Pakistan suffered yet again when a blast took place near US Embassy in Peshawar.
A suicide bomber in an explosive-laden car rammed into a police station in Peshawar, Pakistan, on Wednesday, in a Taliban attack that killed four police officers and injured 21 people, a senior police official said.
The Pakistani Taliban said the attack was to avenge the killing of innocent civilians. The group's spokesman, Ihsan Ullah, told on Wednesday that Pakistani security forces are carrying out those killings on the instruction of the United States in the name of a "war on terror."
Muhammad Ejaz Khan, the police official, said 13 civilians were wounded. The other eight were police.
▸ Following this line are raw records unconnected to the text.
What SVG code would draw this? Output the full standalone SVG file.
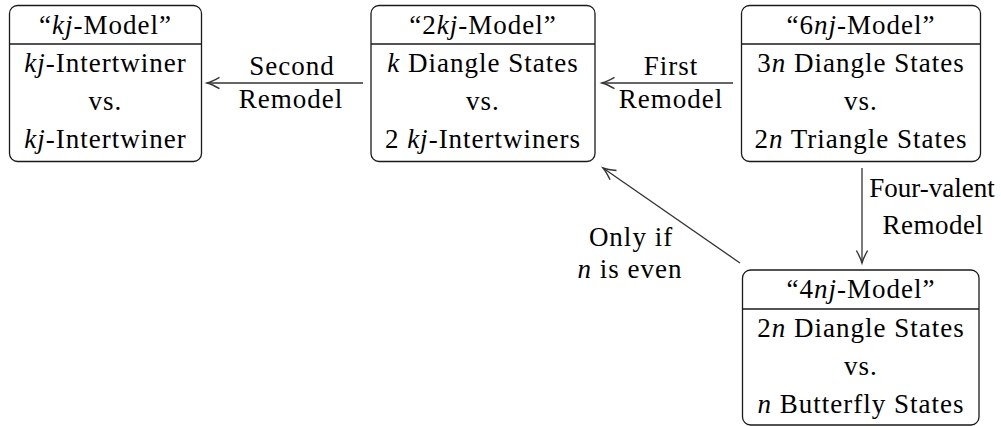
<svg xmlns="http://www.w3.org/2000/svg" width="1001" height="426" viewBox="0 0 1001 426">
<style>
text{font-family:'Liberation Serif',serif;font-size:27px;fill:#000;letter-spacing:1px;text-anchor:middle}
.i{font-style:italic}
.box{fill:#fff;stroke:#1a1a1a;stroke-width:1.3}
.div{stroke:#1a1a1a;stroke-width:1.3}
.edge{stroke:#333;stroke-width:1.3;fill:none;marker-end:url(#ah)}
</style>
<defs>
<marker id="ah" markerUnits="userSpaceOnUse" markerWidth="20" markerHeight="20" refX="0" refY="0" viewBox="-12 -8 14 16" orient="auto">
<path d="M-10,-4.5 Q-4,-1.1 0,0 Q-4,1.1 -10,4.5" fill="none" stroke="#333" stroke-width="1.1"/>
</marker>
</defs>
<g id="connectors">
<line class="edge" x1="363" y1="83" x2="207" y2="83"/>
<line class="edge" x1="733" y1="83" x2="602" y2="83"/>
<line class="edge" x1="862" y1="168" x2="862" y2="263"/>
<line class="edge" x1="740" y1="263" x2="603" y2="168"/>
<text x="292" y="75">Second</text>
<text x="291" y="108">Remodel</text>
<text x="671" y="75">First</text>
<text x="671" y="108">Remodel</text>
<text x="932" y="197" style="letter-spacing:0">Four-valent</text>
<text x="933" y="234" style="letter-spacing:0.5px">Remodel</text>
<text x="631" y="246">Only if</text>
<text x="630" y="278"><tspan class="i">n</tspan> is even</text>
</g>
<g id="kj-model">
<rect class="box" x="9.5" y="5.5" width="192" height="156" rx="8"/>
<line class="div" x1="9.5" y1="44" x2="201.5" y2="44"/>
<text x="105.5" y="34">“<tspan class="i">kj</tspan>-Model”</text>
<text x="105.5" y="72"><tspan class="i">kj</tspan>-Intertwiner</text>
<text x="105.5" y="110">vs.</text>
<text x="105.5" y="148"><tspan class="i">kj</tspan>-Intertwiner</text>
</g>
<g id="2kj-model">
<rect class="box" x="371" y="5.5" width="224" height="156" rx="8"/>
<line class="div" x1="371" y1="44" x2="595" y2="44"/>
<text x="483" y="34">“2<tspan class="i">kj</tspan>-Model”</text>
<text x="483" y="72"><tspan class="i">k</tspan> Diangle States</text>
<text x="483" y="110">vs.</text>
<text x="483" y="148">2 <tspan class="i">kj</tspan>-Intertwiners</text>
</g>
<g id="6nj-model">
<rect class="box" x="741.5" y="5.5" width="239" height="156" rx="8"/>
<line class="div" x1="741.5" y1="44" x2="980.5" y2="44"/>
<text x="861" y="34">“6<tspan class="i">nj</tspan>-Model”</text>
<text x="861" y="72">3<tspan class="i">n</tspan> Diangle States</text>
<text x="861" y="110">vs.</text>
<text x="861" y="148">2<tspan class="i">n</tspan> Triangle States</text>
</g>
<g id="4nj-model">
<rect class="box" x="742.5" y="270" width="236.5" height="155" rx="8"/>
<line class="div" x1="742.5" y1="309" x2="979" y2="309"/>
<text x="861" y="298">“4<tspan class="i">nj</tspan>-Model”</text>
<text x="861" y="337">2<tspan class="i">n</tspan> Diangle States</text>
<text x="861" y="375">vs.</text>
<text x="861" y="413"><tspan class="i">n</tspan> Butterfly States</text>
</g>
</svg>
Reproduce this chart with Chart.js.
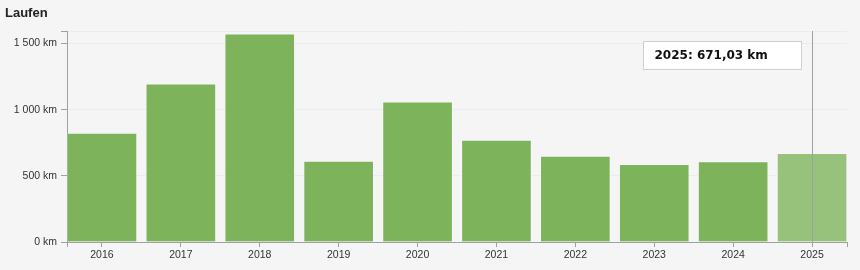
<!DOCTYPE html>
<html>
<head>
<meta charset="utf-8">
<script src="https://cdn.jsdelivr.net/npm/chart.js@4"></script>
<style>
    html, body { margin: 0; padding: 0; background: #f5f5f5; }
    #wrap { width: 860px; height: 270px; }
</style>
</head>
<body>
<div id="wrap"><canvas id="runChart" width="860" height="270"></canvas></div>
<script>
const years = [2016, 2017, 2018, 2019, 2020, 2021, 2022, 2023, 2024, 2025];
const distances = [824, 1195, 1574, 612, 1059, 771, 649, 587, 607, 671.03];
const yTicks = [0, 500, 1000, 1500];
const yMax = 1595;
const hoverYear = 2025;

const barColor = '#7db35b';
const hoverColor = '#97c27b';

const formatKm = v => String(v).replace(/\B(?=(\d{3})+(?!\d))/g, ' ') + ' km';
const formatKmTooltip = v => v.toFixed(2).replace('.', ',') + ' km';

// half bar width in year units, so bars touch the ends of the x axis
const halfBar = 35 / 79;
const xMin = years[0] - halfBar;
const xMax = years[years.length - 1] + halfBar;

const hoverPlugin = {
    id: 'hoverPlugin',
    afterDatasetsDraw(chart) {
        const { ctx, chartArea, scales } = chart;
        const idx = years.indexOf(hoverYear);
        const x = Math.round(scales.x.getPixelForValue(hoverYear)) + 0.5;
        ctx.save();
        ctx.strokeStyle = '#a0a0a0';
        ctx.lineWidth = 1;
        ctx.beginPath();
        ctx.moveTo(x, chartArea.top);
        ctx.lineTo(x, chartArea.bottom);
        ctx.stroke();

        const boxX = x - 169, boxY = 41.5, boxW = 158, boxH = 28;
        ctx.fillStyle = '#ffffff';
        ctx.fillRect(boxX, boxY, boxW, boxH);
        ctx.strokeStyle = '#d0d0d0';
        ctx.strokeRect(boxX, boxY, boxW, boxH);
        ctx.fillStyle = '#111';
        ctx.font = 'bold 12px "DejaVu Sans"';
        ctx.textBaseline = 'middle';
        ctx.fillText(hoverYear + ': ' + formatKmTooltip(distances[idx]), boxX + 11, boxY + boxH / 2 + 0.5);
        ctx.restore();
    }
};

const tickFont = { family: '"Liberation Sans", Arial, sans-serif', size: 10.5 };

const ctx = document.getElementById('runChart').getContext('2d');
new Chart(ctx, {
    type: 'bar',
    data: {
        datasets: [{
            data: years.map((y, i) => ({ x: y, y: distances[i] })),
            backgroundColor: years.map(y => y === hoverYear ? hoverColor : barColor),
            borderColor: 'rgba(255,255,255,0.25)',
            borderWidth: 1,
            borderSkipped: 'bottom',
            barThickness: 70
        }]
    },
    options: {
        responsive: false,
        animation: false,
        events: [],
        layout: { padding: { left: 5, right: 13, top: 0, bottom: 0 } },
        plugins: {
            legend: { display: false },
            tooltip: { enabled: false },
            title: {
                display: true,
                text: 'Laufen',
                align: 'start',
                color: '#222',
                font: { family: '"Liberation Sans", Arial, sans-serif', size: 13, weight: 'bold' },
                padding: { top: 6, bottom: 9.4 }
            }
        },
        scales: {
            x: {
                type: 'linear',
                min: xMin,
                max: xMax,
                offset: false,
                afterFit: s => { s.height = 28; },
                afterBuildTicks: s => {
                    s.ticks = [xMin, ...years, xMax].map(v => ({ value: v }));
                },
                border: { display: true, color: '#a0a0a0', width: 1 },
                grid: {
                    offset: false,
                    drawOnChartArea: false,
                    drawTicks: true,
                    tickLength: 5,
                    tickColor: '#a0a0a0'
                },
                ticks: {
                    autoSkip: false,
                    maxRotation: 0,
                    padding: 2,
                    color: '#333',
                    font: tickFont,
                    callback: v => years.includes(v) ? String(v) : ''
                }
            },
            y: {
                min: 0,
                max: yMax,
                afterFit: s => { s.width = 62; },
                afterBuildTicks: s => {
                    s.ticks = [...yTicks, yMax].map(v => ({ value: v }));
                },
                border: { display: true, color: '#a0a0a0', width: 1 },
                grid: {
                    color: 'rgba(0,0,0,0.035)',
                    drawTicks: true,
                    tickLength: 6,
                    tickColor: '#a0a0a0'
                },
                ticks: {
                    autoSkip: false,
                    padding: 4,
                    color: '#333',
                    font: tickFont,
                    callback: v => yTicks.includes(v) ? formatKm(v) : ''
                }
            }
        }
    },
    plugins: [hoverPlugin]
});
</script>
</body>
</html>
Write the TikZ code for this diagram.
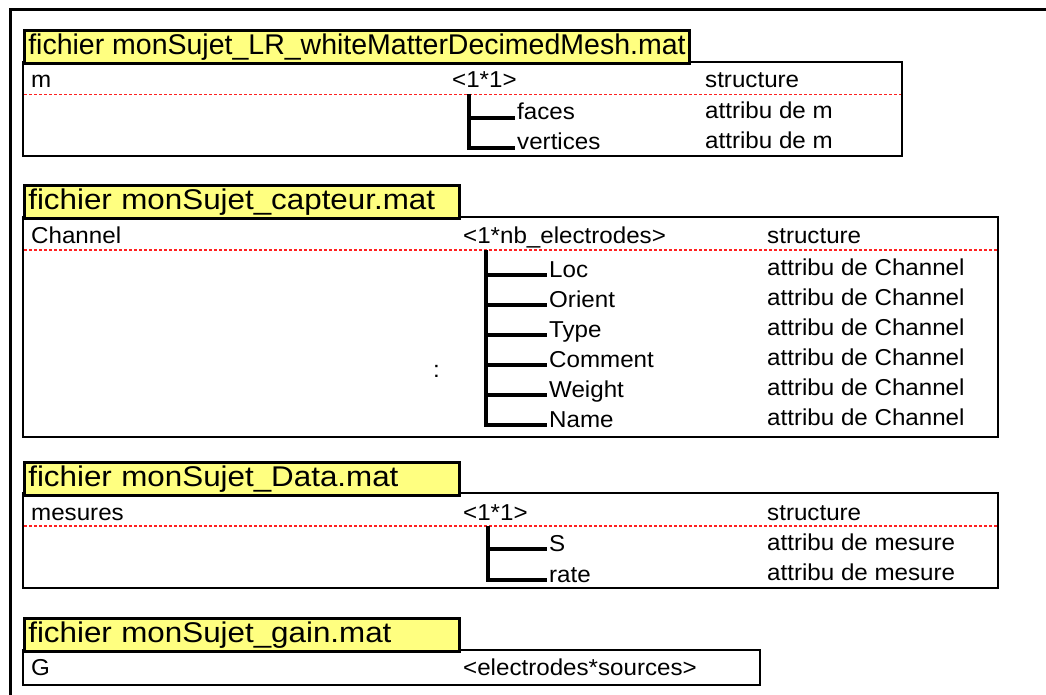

Khan said several people were still under the debris. About 300 kilograms (661 pounds) of explosive material was used in a minitruck.
Fiaz Tooro, another senior police official of Peshawar, told that the building was being used as
a Directorate of Counter-Terrorism to interrogate militants. No militants were being questioned
or in the building at the time of the blast, he said.
The special police officials who were running the directorate were the target of the blast, Tooro said.
Pakistani Taliban represents a confederation of Taliban groups in northwestern Pakistan, where they are based, said Bill Roggio, military affairs analyst who is managing editor of The Long War Journal.
Those fighters attack targets in Pakistan and across the border in Afghanistan. The group, which is headquartered in Quetta, is different from the Afghan Taliban, which has been focused on re-establishing the Islamic Emirate in Afghanistan.
Both groups swear allegiance to Taliban leader Mullah Omar and have close ties to al Qaeda, he said.